Yasmina Joumblatt et Dirk Brossé- Crédit Photo: Eddy Choueiry

Qui soigne mieux, un.e psychologue qui nous écoute ou une belle voix sur une belle musique que nous écoutons?

La musique s’adresse à l’âme. Et elle la soigne, c’est indéniable! C’est toujours vers elle que je me tourne lorsque j’ai besoin de réconfort ou que j’ai besoin d’exprimer ma joie (qui n’a jamais chanté seul dans sa chambre?)

Mais parfois une expérience douloureuse ou la maladie nous rend imperméables à la beauté qui nous entoure, à celle de la musique; c’est alors qu’intervient le psychologue.

Le Liban a besoin de sa diaspora, de l’élite intellectuelle, de ses artistes dispatché.e.s dans le monde.
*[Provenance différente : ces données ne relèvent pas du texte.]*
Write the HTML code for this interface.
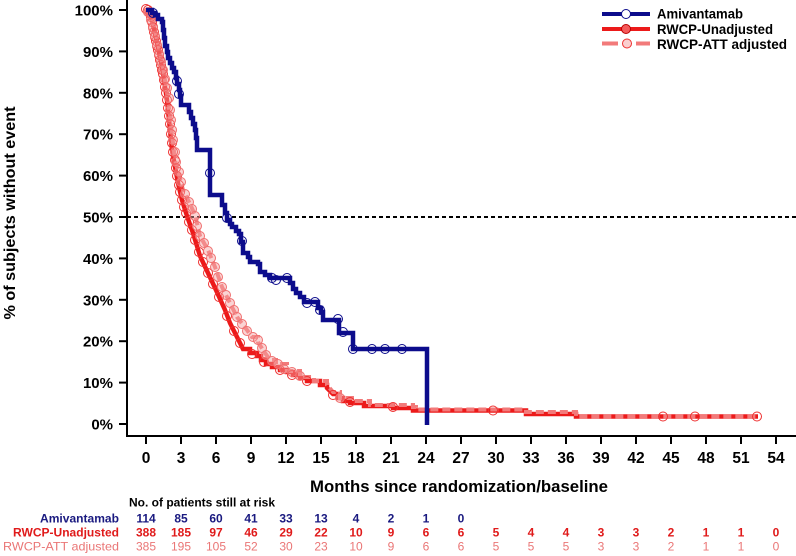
<!DOCTYPE html>
<html><head><meta charset="utf-8"><style>
html,body{margin:0;padding:0;background:#fff;}
svg{display:block;}
text{font-family:"Liberation Sans",Arial,sans-serif;}
</style></head><body>
<svg width="796" height="556" viewBox="0 0 796 556" xmlns="http://www.w3.org/2000/svg">
<rect width="796" height="556" fill="#fff"/>
<!-- axes -->
<line x1="127" y1="0" x2="127" y2="437" stroke="#000" stroke-width="2"/>
<line x1="126" y1="436" x2="796" y2="436" stroke="#000" stroke-width="2"/>
<g stroke="#000" stroke-width="2">
<line x1="119" y1="10" x2="127" y2="10"/><line x1="119" y1="51.4" x2="127" y2="51.4"/><line x1="119" y1="92.8" x2="127" y2="92.8"/><line x1="119" y1="134.2" x2="127" y2="134.2"/><line x1="119" y1="175.6" x2="127" y2="175.6"/><line x1="119" y1="217" x2="127" y2="217"/><line x1="119" y1="258.4" x2="127" y2="258.4"/><line x1="119" y1="299.8" x2="127" y2="299.8"/><line x1="119" y1="341.2" x2="127" y2="341.2"/><line x1="119" y1="382.6" x2="127" y2="382.6"/><line x1="119" y1="424" x2="127" y2="424"/>
<line x1="146" y1="436" x2="146" y2="444"/><line x1="181" y1="436" x2="181" y2="444"/><line x1="216" y1="436" x2="216" y2="444"/><line x1="251" y1="436" x2="251" y2="444"/><line x1="286" y1="436" x2="286" y2="444"/><line x1="321" y1="436" x2="321" y2="444"/><line x1="356" y1="436" x2="356" y2="444"/><line x1="391" y1="436" x2="391" y2="444"/><line x1="426" y1="436" x2="426" y2="444"/><line x1="461" y1="436" x2="461" y2="444"/><line x1="496" y1="436" x2="496" y2="444"/><line x1="531" y1="436" x2="531" y2="444"/><line x1="566" y1="436" x2="566" y2="444"/><line x1="601" y1="436" x2="601" y2="444"/><line x1="636" y1="436" x2="636" y2="444"/><line x1="671" y1="436" x2="671" y2="444"/><line x1="706" y1="436" x2="706" y2="444"/><line x1="741" y1="436" x2="741" y2="444"/><line x1="776" y1="436" x2="776" y2="444"/>
</g>
<g font-size="15" font-weight="bold" text-anchor="end" fill="#000">
<text x="113" y="15.5">100%</text><text x="113" y="56.9">90%</text><text x="113" y="98.3">80%</text><text x="113" y="139.7">70%</text><text x="113" y="181.1">60%</text><text x="113" y="222.5">50%</text><text x="113" y="263.9">40%</text><text x="113" y="305.3">30%</text><text x="113" y="346.7">20%</text><text x="113" y="388.1">10%</text><text x="113" y="429.5">0%</text>
</g>
<g font-size="15.5" font-weight="bold" text-anchor="middle" fill="#000">
<text x="146" y="463">0</text><text x="181" y="463">3</text><text x="216" y="463">6</text><text x="251" y="463">9</text><text x="286" y="463">12</text><text x="321" y="463">15</text><text x="356" y="463">18</text><text x="391" y="463">21</text><text x="426" y="463">24</text><text x="461" y="463">27</text><text x="496" y="463">30</text><text x="531" y="463">33</text><text x="566" y="463">36</text><text x="601" y="463">39</text><text x="636" y="463">42</text><text x="671" y="463">45</text><text x="706" y="463">48</text><text x="741" y="463">51</text><text x="776" y="463">54</text>
</g>
<text x="310" y="492" font-size="17" font-weight="bold" textLength="298" lengthAdjust="spacingAndGlyphs">Months since randomization/baseline</text>
<text transform="translate(15,213) rotate(-90)" text-anchor="middle" font-size="16" font-weight="bold" textLength="213" lengthAdjust="spacingAndGlyphs">% of subjects without event</text>

<!-- 50% reference -->
<line x1="127" y1="217" x2="796" y2="217" stroke="#000" stroke-width="2" stroke-dasharray="4 3"/>

<!-- RWCP-Unadjusted solid -->
<path d="M146,9 L152,20 L157,43 L162,67 L167,100 L172,150 L178,183 L182,200 L187,216 L193,233 L200,256 L208,273 L216,290 L225,310 L230,323 L237,337 L243,349 H250 V353 H257 V356 H261 V360 H266 V364 H272 V367 H280 V370 H287 V372 H293 V375 H300 V378 H307 V381 H320 V385 H327 V388 L333,394 H338 V398 H343 V401 H350 V403 H364 V406 H393 V408 H413 V410.5 H526 V414 H576 V416.5 H758" fill="none" stroke="#ec1a1a" stroke-width="4.5" stroke-linejoin="miter"/>
<!-- RWCP-ATT dashed -->
<path d="M146,9 L152,19 L158,43 L163,67 L168,100 L175,160 L183,190 L190,204 L195,215 L200,236 L208,250 L215,267 L222,287 L230,303 L237,317 L247,330 L252,337 H258 V342 L263,350 L270,360 H276 V364 H287 V371 H300 V377 H314 V381 H327 V385 L333,392 H340 V398 H352 V401 H370 V405 H413 V407 H416 V409.5 H526 V412 H576 V416.5 H758" fill="none" stroke="#f27a7a" stroke-width="4" stroke-dasharray="8 4"/>

<!-- red circles -->
<g fill="none" stroke="#ee3030" stroke-width="1">
<circle cx="146" cy="9" r="4.5"/><circle cx="148" cy="10" r="4.5"/><circle cx="150" cy="13" r="4.5"/><circle cx="151" cy="17" r="4.5"/><circle cx="152" cy="22" r="4.5"/><circle cx="153" cy="27" r="4.5"/><circle cx="154" cy="32" r="4.5"/><circle cx="155" cy="37" r="4.5"/><circle cx="156" cy="41" r="4.5"/><circle cx="157" cy="46" r="4.5"/><circle cx="158" cy="50" r="4.5"/><circle cx="159" cy="55" r="4.5"/><circle cx="160" cy="60" r="4.5"/><circle cx="161" cy="65" r="4.5"/><circle cx="162" cy="70" r="4.5"/><circle cx="163" cy="74" r="4.5"/><circle cx="164" cy="80" r="4.5"/><circle cx="165" cy="87" r="4.5"/><circle cx="166" cy="93" r="4.5"/><circle cx="167" cy="100" r="4.5"/><circle cx="168" cy="108" r="4.5"/><circle cx="169" cy="116" r="4.5"/><circle cx="170" cy="124" r="4.5"/><circle cx="171" cy="134" r="4.5"/><circle cx="172" cy="143" r="4.5"/><circle cx="173" cy="152" r="4.5"/><circle cx="175" cy="160" r="4.5"/><circle cx="176" cy="168" r="4.5"/><circle cx="177" cy="176" r="4.5"/><circle cx="179" cy="185" r="4.5"/><circle cx="180" cy="192" r="4.5"/><circle cx="182" cy="200" r="4.5"/><circle cx="184" cy="207" r="4.5"/><circle cx="186" cy="213" r="4.5"/><circle cx="189" cy="222" r="4.5"/><circle cx="192" cy="230" r="4.5"/><circle cx="195" cy="240" r="4.5"/><circle cx="199" cy="252" r="4.5"/><circle cx="203" cy="262" r="4.5"/><circle cx="208" cy="273" r="4.5"/><circle cx="213" cy="284" r="4.5"/><circle cx="219" cy="297" r="4.5"/><circle cx="227" cy="316" r="4.5"/><circle cx="234" cy="331" r="4.5"/><circle cx="240" cy="343" r="4.5"/><circle cx="252" cy="354" r="4.5"/><circle cx="264" cy="362" r="4.5"/><circle cx="280" cy="370" r="4.5"/><circle cx="292" cy="375" r="4.5"/><circle cx="307" cy="381" r="4.5"/><circle cx="333" cy="395" r="4.5"/><circle cx="350" cy="402" r="4.5"/><circle cx="393" cy="407" r="4.5"/><circle cx="493" cy="410.5" r="4.5"/><circle cx="663" cy="416.5" r="4.5"/><circle cx="695" cy="416.5" r="4.5"/><circle cx="757" cy="416.5" r="4.5"/>
</g>
<!-- ATT circles -->
<g fill="#f5a0a0" fill-opacity="0.45" stroke="#f07070" stroke-width="1">
<circle cx="148" cy="12" r="4.5"/><circle cx="151" cy="20" r="4.5"/><circle cx="153" cy="28" r="4.5"/><circle cx="155" cy="36" r="4.5"/><circle cx="157" cy="45" r="4.5"/><circle cx="159" cy="54" r="4.5"/><circle cx="161" cy="62" r="4.5"/><circle cx="163" cy="70" r="4.5"/><circle cx="165" cy="79" r="4.5"/><circle cx="167" cy="88" r="4.5"/><circle cx="169" cy="98" r="4.5"/><circle cx="170" cy="110" r="4.5"/><circle cx="171" cy="120" r="4.5"/><circle cx="172" cy="130" r="4.5"/><circle cx="173" cy="140" r="4.5"/><circle cx="175" cy="152" r="4.5"/><circle cx="176" cy="162" r="4.5"/><circle cx="179" cy="172" r="4.5"/><circle cx="181" cy="182" r="4.5"/><circle cx="185" cy="194" r="4.5"/><circle cx="189" cy="202" r="4.5"/><circle cx="192" cy="209" r="4.5"/><circle cx="195" cy="216" r="4.5"/><circle cx="197" cy="226" r="4.5"/><circle cx="200" cy="236" r="4.5"/><circle cx="204" cy="243" r="4.5"/><circle cx="208" cy="251" r="4.5"/><circle cx="211" cy="258" r="4.5"/><circle cx="215" cy="267" r="4.5"/><circle cx="218" cy="277" r="4.5"/><circle cx="222" cy="287" r="4.5"/><circle cx="226" cy="295" r="4.5"/><circle cx="230" cy="303" r="4.5"/><circle cx="234" cy="310" r="4.5"/><circle cx="237" cy="317" r="4.5"/><circle cx="242" cy="324" r="4.5"/><circle cx="247" cy="331" r="4.5"/><circle cx="253" cy="337" r="4.5"/><circle cx="258" cy="340" r="4.5"/><circle cx="262" cy="348" r="4.5"/><circle cx="266" cy="355" r="4.5"/><circle cx="272" cy="361" r="4.5"/><circle cx="278" cy="364" r="4.5"/><circle cx="284" cy="369" r="4.5"/><circle cx="292" cy="372" r="4.5"/><circle cx="300" cy="376" r="4.5"/><circle cx="340" cy="398" r="4.5"/>
</g>

<!-- Amivantamab -->
<path d="M146,10 H152 V13 H155 V15 H158 V19 H162 V22 H163 V30 H164 V38 H165 V46 H167 V52 H168 V58 H170 V63 H172 V68 H174 V72 H176 V78 H177 V84 H179 V90 H180 V96 H181 V105 H189 V112 H191 V118 H193 V124 H195 V130 H196 V138 H197 V150 H210 V195 H222 V205 H225 V213 H227 V220 H230 V224 H232 V227 H236 V231 H239 V234 H241 V242 H243 V253 H248 V257 H250 V262 H258 V264 H260 V272 H265 V275 H270 V278 H290 V283 H293 V289 H296 V293 H300 V297 H304 V302 H318 V308 H321 V312 H323 V320 H339 V333 H353 V349 H427 V425" fill="none" stroke="#0c0c8c" stroke-width="4.5"/>
<g fill="none" stroke="#0c0c8c" stroke-width="1">
<circle cx="153" cy="13" r="4.5"/><circle cx="177" cy="81" r="4.5"/><circle cx="179" cy="94" r="4.5"/><circle cx="210" cy="173" r="4.5"/><circle cx="227" cy="218" r="4.5"/><circle cx="242" cy="241" r="4.5"/><circle cx="272" cy="278" r="4.5"/><circle cx="276" cy="280" r="4.5"/><circle cx="287" cy="278" r="4.5"/><circle cx="307" cy="303" r="4.5"/><circle cx="315" cy="302" r="4.5"/><circle cx="320" cy="310" r="4.5"/><circle cx="338" cy="319" r="4.5"/><circle cx="343" cy="332" r="4.5"/><circle cx="353" cy="349" r="4.5"/><circle cx="372" cy="349" r="4.5"/><circle cx="385" cy="349" r="4.5"/><circle cx="402" cy="349" r="4.5"/>
</g>

<!-- legend -->
<line x1="602" y1="14" x2="650" y2="14" stroke="#0c0c8c" stroke-width="4"/>
<circle cx="626" cy="14" r="4.5" fill="#fff" stroke="#0c0c8c" stroke-width="1"/>
<line x1="602" y1="29" x2="650" y2="29" stroke="#ec1a1a" stroke-width="4"/>
<circle cx="626" cy="29" r="4.5" fill="#f45a5a" stroke="#b00" stroke-width="1"/>
<line x1="602" y1="43.5" x2="618" y2="43.5" stroke="#f27a7a" stroke-width="4"/>
<line x1="636" y1="43.5" x2="650" y2="43.5" stroke="#f27a7a" stroke-width="4"/>
<circle cx="627" cy="43.5" r="4.5" fill="#f5a0a0" fill-opacity="0.5" stroke="#ee3030" stroke-width="1"/>
<g font-size="14" font-weight="bold" fill="#000">
<text x="657" y="18.5" textLength="86" lengthAdjust="spacingAndGlyphs">Amivantamab</text>
<text x="657" y="34" textLength="116" lengthAdjust="spacingAndGlyphs">RWCP-Unadjusted</text>
<text x="657" y="49" textLength="130" lengthAdjust="spacingAndGlyphs">RWCP-ATT adjusted</text>
</g>

<!-- risk table -->
<text x="129" y="506.5" font-size="12" font-weight="bold" textLength="146" lengthAdjust="spacingAndGlyphs">No. of patients still at risk</text>
<text x="40" y="522.5" font-size="12" font-weight="bold" fill="#1a1a80" textLength="79" lengthAdjust="spacingAndGlyphs">Amivantamab</text>
<text x="13" y="536.5" font-size="12" font-weight="bold" fill="#e01a1a" textLength="106" lengthAdjust="spacingAndGlyphs">RWCP-Unadjusted</text>
<text x="3" y="550.5" font-size="12" fill="#ea7676" textLength="116" lengthAdjust="spacingAndGlyphs">RWCP-ATT adjusted</text>
<g font-size="12" font-weight="bold" fill="#1a1a80" text-anchor="middle">
<text x="146" y="522.5">114</text><text x="181" y="522.5">85</text><text x="216" y="522.5">60</text><text x="251" y="522.5">41</text><text x="286" y="522.5">33</text><text x="321" y="522.5">13</text><text x="356" y="522.5">4</text><text x="391" y="522.5">2</text><text x="426" y="522.5">1</text><text x="461" y="522.5">0</text>
</g>
<g font-size="12" font-weight="bold" fill="#e01a1a" text-anchor="middle">
<text x="146" y="536.5">388</text><text x="181" y="536.5">185</text><text x="216" y="536.5">97</text><text x="251" y="536.5">46</text><text x="286" y="536.5">29</text><text x="321" y="536.5">22</text><text x="356" y="536.5">10</text><text x="391" y="536.5">9</text><text x="426" y="536.5">6</text><text x="461" y="536.5">6</text><text x="496" y="536.5">5</text><text x="531" y="536.5">4</text><text x="566" y="536.5">4</text><text x="601" y="536.5">3</text><text x="636" y="536.5">3</text><text x="671" y="536.5">2</text><text x="706" y="536.5">1</text><text x="741" y="536.5">1</text><text x="776" y="536.5">0</text>
</g>
<g font-size="12" fill="#ea7676" text-anchor="middle">
<text x="146" y="550.5">385</text><text x="181" y="550.5">195</text><text x="216" y="550.5">105</text><text x="251" y="550.5">52</text><text x="286" y="550.5">30</text><text x="321" y="550.5">23</text><text x="356" y="550.5">10</text><text x="391" y="550.5">9</text><text x="426" y="550.5">6</text><text x="461" y="550.5">6</text><text x="496" y="550.5">5</text><text x="531" y="550.5">5</text><text x="566" y="550.5">5</text><text x="601" y="550.5">3</text><text x="636" y="550.5">3</text><text x="671" y="550.5">2</text><text x="706" y="550.5">1</text><text x="741" y="550.5">1</text><text x="776" y="550.5">0</text>
</g>
</svg>
</body></html>
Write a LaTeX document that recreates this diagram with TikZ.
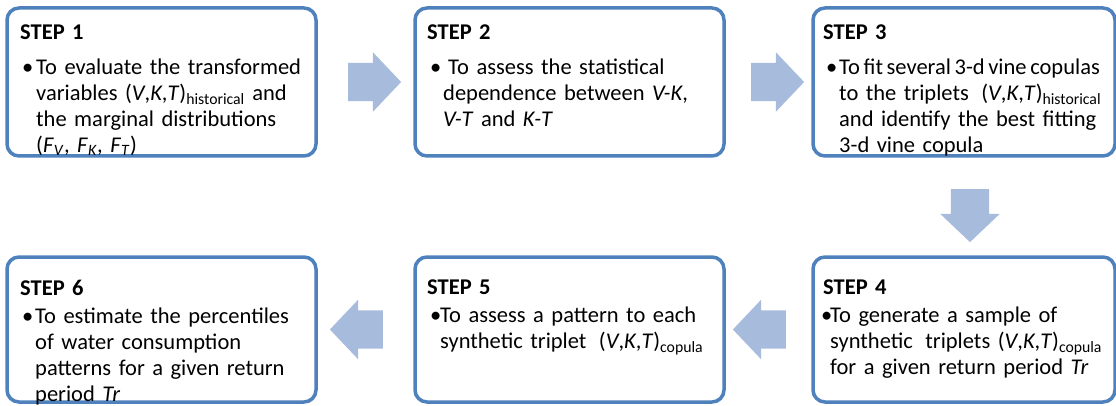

Il est menacé de disparition, sa culture surtout, qui a survécu aux années de guerre. Comment réagissez-vous face à ce terrible constat?

Notre culture ne disparaîtra jamais. Elle vit en nous et à travers nous. Je chante en arabe avec des artistes qui n’ont aucune idée de notre culture libanaise. En allant vers eux, je partage ma culture, ma langue qui dévoile mon appartenance libanaise. En fait, j’écris avec mon vocabulaire un peu enfantin, fruit de mes réminiscences d’avant le départ. Je m’adresse aux expatriés, partis très tôt, qui s’identifient à moi, s’accrochent à chaque mot comme à une parcelle de terre, retrouvent les odeurs de Beyrouth, les sons du passé. Le tarab, c’est pour les initiés. Eux se reconnaissent dans mon accent, dans mes émotions, dans mes hésitations. Et les occidentaux qui m’écoutent chanter en arabe des airs internationalement connus avec des chanteurs célèbres découvriront ma langue et ma culture. Je ne suis pas Al-Mutanabbi, mais c’est mieux que rien.